[What is being asked]
Nothing in the data should change when you return it, but leave the pictures out.

[Material]
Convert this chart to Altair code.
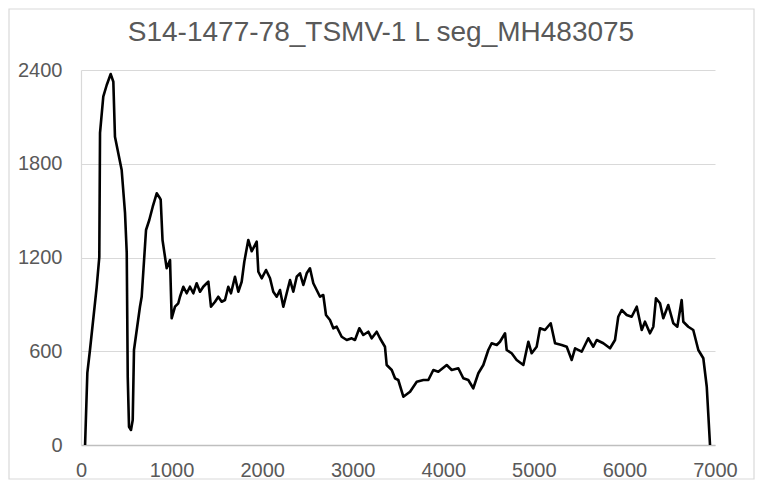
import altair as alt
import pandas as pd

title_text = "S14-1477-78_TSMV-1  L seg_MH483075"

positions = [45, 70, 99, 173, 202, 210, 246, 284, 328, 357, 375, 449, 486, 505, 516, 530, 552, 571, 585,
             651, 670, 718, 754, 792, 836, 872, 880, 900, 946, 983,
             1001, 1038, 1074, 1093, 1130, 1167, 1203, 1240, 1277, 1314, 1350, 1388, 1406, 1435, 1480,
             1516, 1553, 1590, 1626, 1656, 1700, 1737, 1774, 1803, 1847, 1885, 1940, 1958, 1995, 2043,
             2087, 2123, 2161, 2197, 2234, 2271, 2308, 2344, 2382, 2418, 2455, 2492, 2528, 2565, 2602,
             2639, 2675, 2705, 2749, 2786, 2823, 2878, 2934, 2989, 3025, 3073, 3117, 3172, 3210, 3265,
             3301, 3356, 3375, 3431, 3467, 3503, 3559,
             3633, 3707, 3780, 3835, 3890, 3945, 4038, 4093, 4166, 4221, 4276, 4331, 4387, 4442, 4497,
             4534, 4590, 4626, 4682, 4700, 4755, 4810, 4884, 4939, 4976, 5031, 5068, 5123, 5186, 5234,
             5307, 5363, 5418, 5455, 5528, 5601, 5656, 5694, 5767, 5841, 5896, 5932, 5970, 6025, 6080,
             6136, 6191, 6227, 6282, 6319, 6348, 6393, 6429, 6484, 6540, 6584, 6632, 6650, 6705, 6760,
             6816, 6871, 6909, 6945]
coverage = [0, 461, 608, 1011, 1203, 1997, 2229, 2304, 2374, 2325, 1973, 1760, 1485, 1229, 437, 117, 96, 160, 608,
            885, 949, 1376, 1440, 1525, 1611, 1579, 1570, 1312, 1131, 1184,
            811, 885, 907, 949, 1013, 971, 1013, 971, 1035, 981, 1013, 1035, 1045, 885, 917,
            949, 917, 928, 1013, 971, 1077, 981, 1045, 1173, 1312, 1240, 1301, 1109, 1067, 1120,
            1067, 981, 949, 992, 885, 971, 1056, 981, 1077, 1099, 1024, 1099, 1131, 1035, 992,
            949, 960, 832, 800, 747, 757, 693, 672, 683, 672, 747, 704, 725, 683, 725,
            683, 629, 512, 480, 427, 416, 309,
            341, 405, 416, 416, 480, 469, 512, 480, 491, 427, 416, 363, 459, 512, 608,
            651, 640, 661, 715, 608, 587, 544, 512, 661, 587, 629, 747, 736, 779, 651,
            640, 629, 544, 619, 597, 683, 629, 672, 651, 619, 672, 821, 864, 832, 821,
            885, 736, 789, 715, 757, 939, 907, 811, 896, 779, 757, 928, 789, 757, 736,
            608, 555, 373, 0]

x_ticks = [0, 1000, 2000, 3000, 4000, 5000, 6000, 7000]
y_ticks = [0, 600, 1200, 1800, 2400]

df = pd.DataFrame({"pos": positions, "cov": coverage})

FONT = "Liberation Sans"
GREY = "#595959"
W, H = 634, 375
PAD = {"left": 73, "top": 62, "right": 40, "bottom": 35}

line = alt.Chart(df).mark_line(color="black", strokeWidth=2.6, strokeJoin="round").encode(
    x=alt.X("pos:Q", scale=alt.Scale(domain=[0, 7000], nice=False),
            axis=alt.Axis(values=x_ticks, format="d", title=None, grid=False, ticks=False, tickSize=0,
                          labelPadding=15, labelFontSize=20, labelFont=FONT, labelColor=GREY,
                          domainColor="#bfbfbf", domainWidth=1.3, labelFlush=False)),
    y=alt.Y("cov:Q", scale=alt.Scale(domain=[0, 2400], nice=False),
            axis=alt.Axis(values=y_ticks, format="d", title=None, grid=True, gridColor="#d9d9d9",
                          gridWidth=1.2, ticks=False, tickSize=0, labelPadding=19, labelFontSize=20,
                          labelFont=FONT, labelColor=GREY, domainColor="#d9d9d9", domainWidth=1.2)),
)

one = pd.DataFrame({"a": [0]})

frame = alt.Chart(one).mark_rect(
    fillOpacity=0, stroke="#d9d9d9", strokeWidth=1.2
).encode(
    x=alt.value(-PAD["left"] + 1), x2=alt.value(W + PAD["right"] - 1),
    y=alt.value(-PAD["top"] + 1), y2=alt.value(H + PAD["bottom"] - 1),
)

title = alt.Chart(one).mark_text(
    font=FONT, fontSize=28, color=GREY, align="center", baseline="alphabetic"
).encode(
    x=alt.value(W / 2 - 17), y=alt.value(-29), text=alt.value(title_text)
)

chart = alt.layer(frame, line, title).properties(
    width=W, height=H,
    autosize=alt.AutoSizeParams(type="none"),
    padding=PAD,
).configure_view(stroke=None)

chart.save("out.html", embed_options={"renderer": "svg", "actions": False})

[Answer to the exercise]
Convert this chart to Altair code.
import altair as alt
import pandas as pd

title_text = "S14-1477-78_TSMV-1  L seg_MH483075"

positions = [45, 70, 99, 173, 202, 210, 246, 284, 328, 357, 375, 449, 486, 505, 516, 530, 552, 571, 585,
             651, 670, 718, 754, 792, 836, 872, 880, 900, 946, 983,
             1001, 1038, 1074, 1093, 1130, 1167, 1203, 1240, 1277, 1314, 1350, 1388, 1406, 1435, 1480,
             1516, 1553, 1590, 1626, 1656, 1700, 1737, 1774, 1803, 1847, 1885, 1940, 1958, 1995, 2043,
             2087, 2123, 2161, 2197, 2234, 2271, 2308, 2344, 2382, 2418, 2455, 2492, 2528, 2565, 2602,
             2639, 2675, 2705, 2749, 2786, 2823, 2878, 2934, 2989, 3025, 3073, 3117, 3172, 3210, 3265,
             3301, 3356, 3375, 3431, 3467, 3503, 3559,
             3633, 3707, 3780, 3835, 3890, 3945, 4038, 4093, 4166, 4221, 4276, 4331, 4387, 4442, 4497,
             4534, 4590, 4626, 4682, 4700, 4755, 4810, 4884, 4939, 4976, 5031, 5068, 5123, 5186, 5234,
             5307, 5363, 5418, 5455, 5528, 5601, 5656, 5694, 5767, 5841, 5896, 5932, 5970, 6025, 6080,
             6136, 6191, 6227, 6282, 6319, 6348, 6393, 6429, 6484, 6540, 6584, 6632, 6650, 6705, 6760,
             6816, 6871, 6909, 6945]
coverage = [0, 461, 608, 1011, 1203, 1997, 2229, 2304, 2374, 2325, 1973, 1760, 1485, 1229, 437, 117, 96, 160, 608,
            885, 949, 1376, 1440, 1525, 1611, 1579, 1570, 1312, 1131, 1184,
            811, 885, 907, 949, 1013, 971, 1013, 971, 1035, 981, 1013, 1035, 1045, 885, 917,
            949, 917, 928, 1013, 971, 1077, 981, 1045, 1173, 1312, 1240, 1301, 1109, 1067, 1120,
            1067, 981, 949, 992, 885, 971, 1056, 981, 1077, 1099, 1024, 1099, 1131, 1035, 992,
            949, 960, 832, 800, 747, 757, 693, 672, 683, 672, 747, 704, 725, 683, 725,
            683, 629, 512, 480, 427, 416, 309,
            341, 405, 416, 416, 480, 469, 512, 480, 491, 427, 416, 363, 459, 512, 608,
            651, 640, 661, 715, 608, 587, 544, 512, 661, 587, 629, 747, 736, 779, 651,
            640, 629, 544, 619, 597, 683, 629, 672, 651, 619, 672, 821, 864, 832, 821,
            885, 736, 789, 715, 757, 939, 907, 811, 896, 779, 757, 928, 789, 757, 736,
            608, 555, 373, 0]

x_ticks = [0, 1000, 2000, 3000, 4000, 5000, 6000, 7000]
y_ticks = [0, 600, 1200, 1800, 2400]

df = pd.DataFrame({"pos": positions, "cov": coverage})

FONT = "Liberation Sans"
GREY = "#595959"
W, H = 634, 375
PAD = {"left": 73, "top": 62, "right": 40, "bottom": 35}

line = alt.Chart(df).mark_line(color="black", strokeWidth=2.6, strokeJoin="round").encode(
    x=alt.X("pos:Q", scale=alt.Scale(domain=[0, 7000], nice=False),
            axis=alt.Axis(values=x_ticks, format="d", title=None, grid=False, ticks=False, tickSize=0,
                          labelPadding=15, labelFontSize=20, labelFont=FONT, labelColor=GREY,
                          domainColor="#bfbfbf", domainWidth=1.3, labelFlush=False)),
    y=alt.Y("cov:Q", scale=alt.Scale(domain=[0, 2400], nice=False),
            axis=alt.Axis(values=y_ticks, format="d", title=None, grid=True, gridColor="#d9d9d9",
                          gridWidth=1.2, ticks=False, tickSize=0, labelPadding=19, labelFontSize=20,
                          labelFont=FONT, labelColor=GREY, domainColor="#d9d9d9", domainWidth=1.2)),
)

one = pd.DataFrame({"a": [0]})

frame = alt.Chart(one).mark_rect(
    fillOpacity=0, stroke="#d9d9d9", strokeWidth=1.2
).encode(
    x=alt.value(-PAD["left"] + 1), x2=alt.value(W + PAD["right"] - 1),
    y=alt.value(-PAD["top"] + 1), y2=alt.value(H + PAD["bottom"] - 1),
)

title = alt.Chart(one).mark_text(
    font=FONT, fontSize=28, color=GREY, align="center", baseline="alphabetic"
).encode(
    x=alt.value(W / 2 - 17), y=alt.value(-29), text=alt.value(title_text)
)

chart = alt.layer(frame, line, title).properties(
    width=W, height=H,
    autosize=alt.AutoSizeParams(type="none"),
    padding=PAD,
).configure_view(stroke=None)

chart.save("out.html", embed_options={"renderer": "svg", "actions": False})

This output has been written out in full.